Author Toni Morrison (AP Photo/Kathy Willens)
Toni Morrison’s debut novel The Bluest Eye is a widely acknowledged masterpiece. Its literary reputation, however, has done little to placate wannabe censors who have tried to discredit and even ban the book from schools, citing depictions of incest and child molestation as “pornographic” and “totally inappropriate” for students.
Last week, the novel came under fire in Morrison’s home state of Ohio. At a board meeting on September 10, 2013, Ohio Board of Education President Debe Terhar criticized The Bluest Eye as “pornographic” and called for its removal from state teaching guidelines for high school students. Terhar was outraged by the inclusion of the book on the new Federal Common Core Standard’s recommended reading list for eleventh graders. “I don’t want my grandchildren reading it, and I don’t want anyone else’s children reading it,” Terhar said at the board meeting. Board member Mark Smith doubled-down on Terhar’s intolerance, calling the novel part of “an underlying socialist-communist agenda.”
The fact is that The Bluest Eye is an unflinching look at racism and sexual violence, written by an Ohio native who has won the Pulitzer Prize, the Nobel Prize and the Presidential Medal of Freedom (not to mention being a member of The Nation’s editorial board!).
In real-life America, an estimated 207,754 women are sexually assaulted annually, a full 44 percent of whom are under the age of 18. This pervasive sexual violence is reality for tens of thousands of students, a reality the Ohio Board of Ed is looking to whitewash with this latest censorship drive.
Last week, the American Civil Liberties Union sent a letter to Terhar, challenging her argument that Morrison’s novel is “pornographic.” Instead of banning the book, the advocacy organization suggested that Ohio schools “use controversial literature as an opportunity to improve students’ critical thinking skills and to create open dialogue between students and the community.”

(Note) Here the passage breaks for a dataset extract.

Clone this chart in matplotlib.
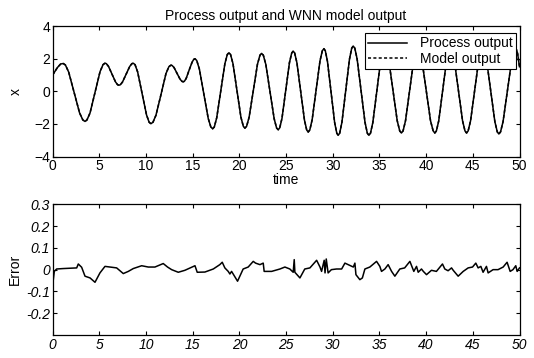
import matplotlib
matplotlib.use("Agg")
import matplotlib.pyplot as plt

plt.rcParams['font.family'] = ['Liberation Sans', 'DejaVu Sans']

# ---- Top panel: process output ----
proc_t = [0.0, 0.5, 1.13, 1.71, 2.30, 2.88, 3.46, 4.0, 4.53, 5.07, 5.6,
          5.98, 6.35, 6.73, 7.1, 7.48, 7.87, 8.25, 8.63, 9.10, 9.58, 10.05, 10.52,
          11.06, 11.60, 12.13, 12.67, 13.0, 13.33, 13.65, 13.98, 14.30, 14.61, 14.93, 15.24,
          15.71, 16.19, 16.66, 17.13, 17.57, 18.0, 18.44, 18.88, 19.31, 19.74, 20.16, 20.59,
          21.04, 21.48, 21.93, 22.38, 22.83, 23.27, 23.72, 24.16, 24.56, 24.96, 25.36, 25.76,
          26.16, 26.57, 26.97, 27.37, 27.79, 28.21, 28.63, 29.05, 29.43, 29.82, 30.20, 30.58,
          30.98, 31.39, 31.79, 32.19, 32.61, 33.03, 33.45, 33.87, 34.29, 34.71, 35.13, 35.55,
          36.0, 36.45, 36.90, 37.35, 37.79, 38.23, 38.66, 39.1, 39.56, 40.02, 40.47, 40.93,
          41.35, 41.77, 42.18, 42.6, 43.03, 43.47, 43.90, 44.33, 44.76, 45.19, 45.62, 46.05,
          46.49, 46.92, 47.36, 47.79, 48.24, 48.70, 49.15, 49.6, 49.8, 50.0]
proc_x = [1.0, 1.45, 1.70, 1.18, -0.08, -1.33, -1.85, -1.33, -0.07, 1.20, 1.72,
          1.52, 1.05, 0.57, 0.37, 0.57, 1.05, 1.52, 1.72, 1.18, -0.14, -1.45, -1.99,
          -1.47, -0.20, 1.08, 1.60, 1.45, 1.09, 0.73, 0.58, 0.79, 1.29, 1.78, 1.99,
          1.36, -0.16, -1.67, -2.30, -1.62, 0.03, 1.68, 2.36, 1.69, 0.05, -1.59, -2.26,
          -1.59, 0.03, 1.65, 2.32, 1.64, -0.02, -1.68, -2.36, -1.66, 0.05, 1.76, 2.46,
          1.74, -0.02, -1.78, -2.50, -1.75, 0.06, 1.86, 2.61, 1.83, -0.05, -1.92, -2.70,
          -1.90, 0.04, 1.97, 2.77, 1.97, 0.04, -1.90, -2.70, -1.92, -0.03, 1.87, 2.65,
          1.89, 0.05, -1.80, -2.56, -1.81, 0.02, 1.85, 2.60, 1.85, 0.02, -1.81, -2.56,
          -1.81, 0.02, 1.85, 2.60, 1.85, 0.02, -1.81, -2.56, -1.81, 0.02, 1.85, 2.60,
          1.84, -0.01, -1.86, -2.62, -1.86, -0.01, 1.84, 2.60, 2.30, 1.50]
# extra points read near the rounded peaks and troughs
peak_t = [0.85, 1.36, 3.23, 3.67, 5.39, 5.75, 6.95, 7.25, 8.48, 8.82, 10.33, 10.74,
          12.45, 12.80, 13.85, 14.11, 15.11, 15.43, 16.94, 17.31, 18.70, 19.05, 20.42,
          20.77, 22.20, 22.56, 23.98, 24.32, 25.60, 25.92, 27.21, 27.54, 28.88, 29.20,
          30.43, 30.74, 32.03, 32.36, 33.70, 34.04, 35.38, 35.73, 37.17, 37.53, 38.93,
          39.28, 40.75, 41.10, 42.43, 42.77, 44.16, 44.50, 45.88, 46.22, 47.62, 47.97,
          49.42, 49.7]
peak_x = [1.67, 1.61, -1.76, -1.76, 1.63, 1.69, 0.40, 0.40, 1.69, 1.63, -1.90, -1.90,
          1.51, 1.575, 0.605, 0.615, 1.955, 1.885, -2.195, -2.19, 2.25, 2.25, -2.15,
          -2.15, 2.21, 2.21, -2.25, -2.24, 2.34, 2.34, -2.38, -2.37, 2.48, 2.48,
          -2.57, -2.57, 2.64, 2.64, -2.57, -2.57, 2.52, 2.52, -2.43, -2.43, 2.47,
          2.47, -2.43, -2.43, 2.47, 2.47, -2.43, -2.43, 2.47, 2.47, -2.49, -2.49,
          2.47, 2.52]
# model output is indistinguishable from the process output at this scale
all_pts = sorted(zip(proc_t + peak_t, proc_x + peak_x))
curve_t = [p[0] for p in all_pts]
curve_x = [p[1] for p in all_pts]
model_t = curve_t
model_x = curve_x

# ---- Bottom panel: error ----
err_t = [0.0, 0.17, 0.42, 1.13, 2.57, 2.74, 3.1, 3.46, 4.0, 4.53, 5.06, 5.6, 6.5, 6.85,
         7.56, 8.1, 8.63, 9.53, 10.24, 10.95, 11.84, 12.3, 12.74, 13.45, 14.16, 14.88,
         15.24, 15.48, 16.3, 17.2, 17.9, 18.16, 18.44, 18.8, 18.98, 19.16, 19.8, 20.4,
         20.94, 21.48, 21.73, 22.2, 22.55, 22.65, 23.45, 24.34, 24.87, 25.4, 25.76, 25.87,
         25.94, 26.0, 26.48, 27.0, 27.55, 28.27, 28.63, 28.8, 29.08, 29.17, 29.3, 29.5,
         29.85, 30.4, 30.95, 31.3, 31.65, 32.2, 32.37, 32.48, 32.9, 33.17, 33.44, 33.97,
         34.69, 35.04, 35.22, 35.58, 35.93, 36.3, 36.65, 37.18, 37.7, 38.26, 38.68, 38.97,
         39.15, 39.5, 39.7, 40.04, 40.57, 41.1, 41.75, 42.0, 42.35, 42.72, 42.9, 43.43,
         43.97, 44.5, 44.97, 45.32, 45.57, 45.86, 46.1, 46.46, 46.64, 47.17, 47.7, 48.25,
         48.67, 49.0, 49.3, 49.6, 49.75, 50.0]
err_v = [-0.07, -0.008, 0.003, 0.005, 0.008, 0.026, 0.011, -0.03, -0.038, -0.058, -0.015,
         0.015, 0.01, 0.008, -0.018, -0.008, 0.005, 0.018, 0.012, 0.012, 0.028, 0.012,
         0.0, -0.012, -0.003, 0.011, 0.018, -0.012, -0.011, 0.003, 0.023, 0.034, 0.008,
         -0.008, -0.02, -0.008, -0.053, 0.003, 0.012, 0.038, 0.03, 0.023, 0.03, -0.008,
         -0.008, 0.003, 0.012, 0.003, -0.012, 0.046, -0.012, -0.015, -0.038, 0.003, 0.008,
         0.043, 0.012, -0.008, 0.043, -0.015, 0.049, -0.015, 0.0, 0.003, 0.003, 0.03,
         0.023, 0.012, 0.03, -0.023, -0.046, -0.038, 0.003, 0.012, 0.038, 0.015, -0.008,
         0.003, 0.023, -0.008, -0.03, 0.003, 0.008, 0.038, -0.008, 0.015, -0.012, 0.003,
         -0.008, -0.023, -0.003, -0.008, 0.026, 0.003, -0.005, 0.008, -0.003, -0.03,
         -0.008, 0.008, 0.012, 0.03, 0.008, 0.015, -0.012, 0.015, -0.015, 0.0, 0.0, 0.012,
         0.034, -0.008, 0.0, 0.018, -0.008, 0.008]

top_xticks = [0, 5, 10, 15, 20, 25, 30, 35, 40, 45, 50]
top_yticks = [-4, -2, 0, 2, 4]
bot_yticks = [-0.2, -0.1, 0, 0.1, 0.2, 0.3]
bot_yticklabels = ['-0.2', '-0.1', '0', '0.1', '0.2', '0.3']

W, H = 534, 358
fig = plt.figure(figsize=(W / 100, H / 100), dpi=100)
left = 52.7 / W
width = (519.5 - 52.7) / W
ax1 = fig.add_axes([left, 1 - 156.5 / H, width, (156.5 - 26) / H])
ax2 = fig.add_axes([left, 1 - 335 / H, width, (335 - 204.3) / H])

fs = 10
for ax in (ax1, ax2):
    ax.tick_params(direction='in', top=True, right=True, length=3, width=0.8,
                   labelsize=fs, pad=2)
    for s in ax.spines.values():
        s.set_linewidth(0.9)
    ax.set_xlim(0, 50)
    ax.set_xticks(top_xticks)

ax1.plot(curve_t, curve_x, color='black', lw=1.1, ls='-', label='Process output')
ax1.plot(model_t, model_x, color='black', lw=1.1, ls=(0, (2, 1.5)), label='Model output')
ax1.set_ylim(-4, 4)
ax1.set_yticks(top_yticks)
ax1.set_xticklabels([str(v) for v in top_xticks])
ax1.set_title('Process output and WNN model output', fontsize=fs, pad=4)
ax1.set_xlabel('time', fontsize=fs, labelpad=0)
ax1.set_ylabel('x', fontsize=fs, labelpad=8)
leg = ax1.legend(loc='upper right', bbox_to_anchor=(516 / W, 1 - 33 / H),
                 bbox_transform=fig.transFigure, borderaxespad=0, fancybox=False,
                 framealpha=1, edgecolor='black', fontsize=fs, handlelength=2.8,
                 handletextpad=0.9, borderpad=0.25, labelspacing=0.1)
leg.get_frame().set_linewidth(0.8)

ax2.plot(err_t, err_v, color='black', lw=1.1)
ax2.set_ylim(-0.3, 0.3)
ax2.set_yticks(bot_yticks)
ax2.set_yticklabels(bot_yticklabels, fontstyle='italic')
ax2.set_xticklabels([str(v) for v in top_xticks], fontstyle='italic')
ax2.set_ylabel('Error', fontsize=fs, labelpad=3)

fig.savefig('out.png', dpi=100)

That’s a good suggestion, one of which we should be especially mindful during Banned Books Week, which started this past Sunday and runs through the weekend. Banned Books Week was launched in 1982 in response to a sudden surge in the number of challenges to books in schools, bookstores and libraries. More than 11,300 books have been challenged since 1982, and, according to the American Library Association, there were 464 challenges reported to the Office of Intellectual Freedom in 2012, and many more go unreported.
In addition to a Virtual Read-Out, hundreds of Banned Books events are taking place this week coast to coast at bookstores, libraries, schools, community centers, parks and other public spaces. Find an event near you and join The Nation and the ACLU in standing up for Toni Morrison and telling Ohio Board of Education President Debe Terhar to please stop promoting the censorship of valuable works of literature.